Definition for CLER'GY

CLER'GY, n. [Fr. clergé; Norm. clerkus, clerex, clergy, or clerks, and clergie, literature; Arm. cloer, the plural of cloarecq, a clerk; Corn. cloireg; Ir. cleir, clergy, and cleirrioch, a clerk or clergyman; L. clerus, clericus, which would seem to be from the Gr. κληρος, lot or portion, inheritance, estate, and the body of those who perform sacred duties; whence, κληροω, to choose by lot, to make a clerk, clericum facere. In 1 Peter v. 3, the word in the plural seems to signify the church or body of believers; it is rendered God's heritage. In W. cler signifies teachers or learned men of the druidical order; clerig, belonging to the cler, clerical. It. Sp. clero, from the Latin. The application of this word to ministers or ecclesiastical teachers seems to have originated in their possessions, or separate allotments of land; or from the Old Testament denomination of the priests, for the tribe of Levi is there called the lot, heritage, or inheritance of the Lord.]

  1. The body of men set apart, and consecrated, by due ordination, to the service of God, in the Christian church; the body of ecclesiastics, in distinction from the laity. – Hooker. Encyc.
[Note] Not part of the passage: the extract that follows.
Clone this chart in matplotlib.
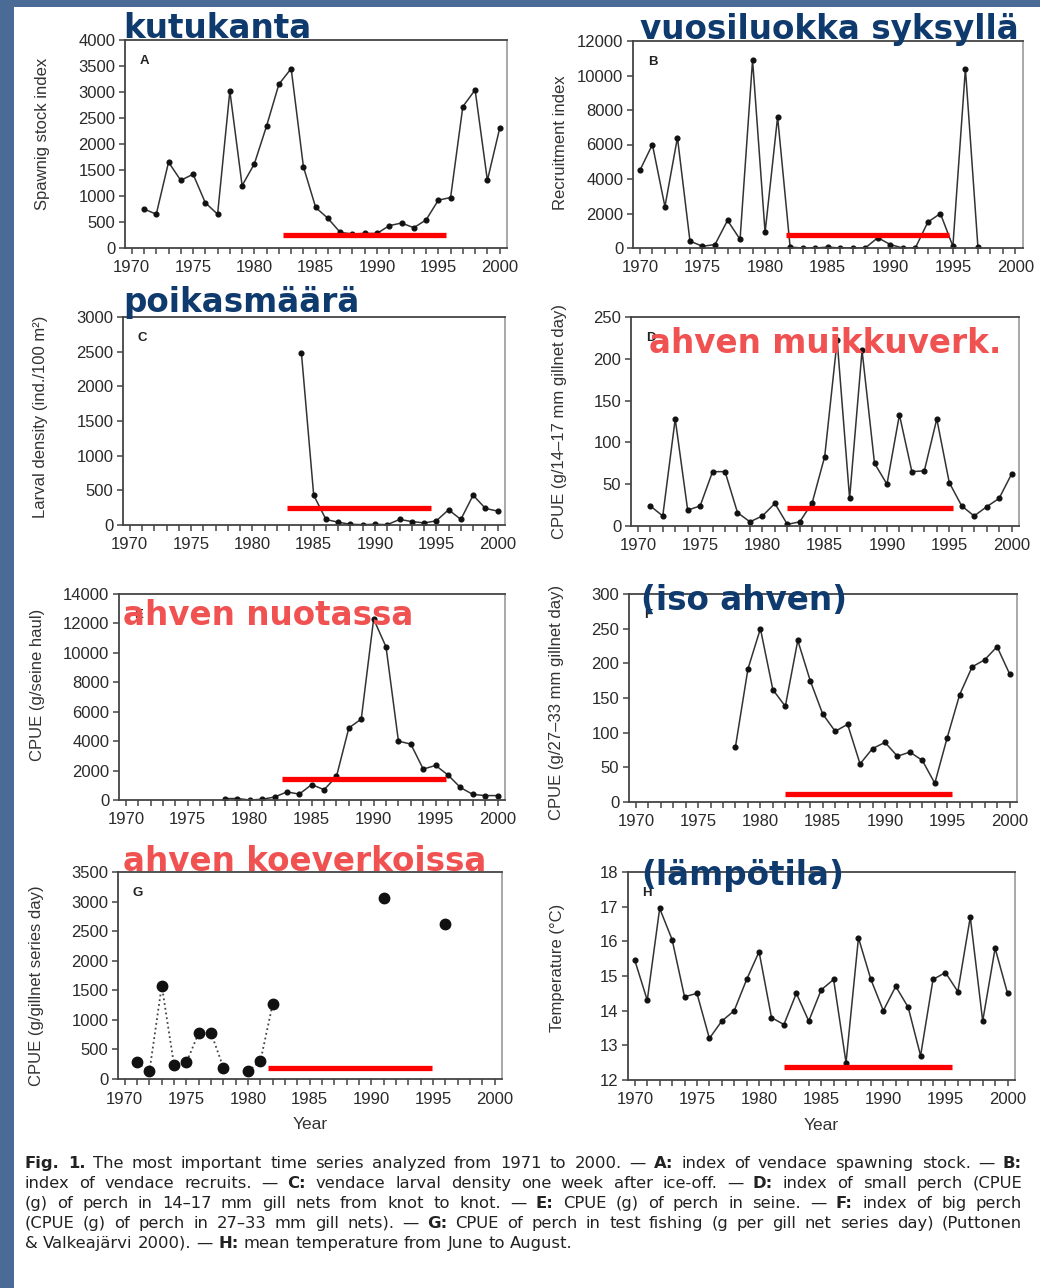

  2. The privilege or benefit of clergy. If convicted of a clergyable felony, he is entitled equally to his clergy after as before conviction. – Blackstone. Benefit of clergy, in English law, originally the exemption of the persons of clergymen from criminal process before a secular judge; or a privilege by which a clerk or person in orders claimed to be delivered to his ordinary to purge himself of felony. But this privilege has been abridged and modified by various statutes. See Blackstone, b. 4, ch. 28. In the United States, no benefit of clergy exists.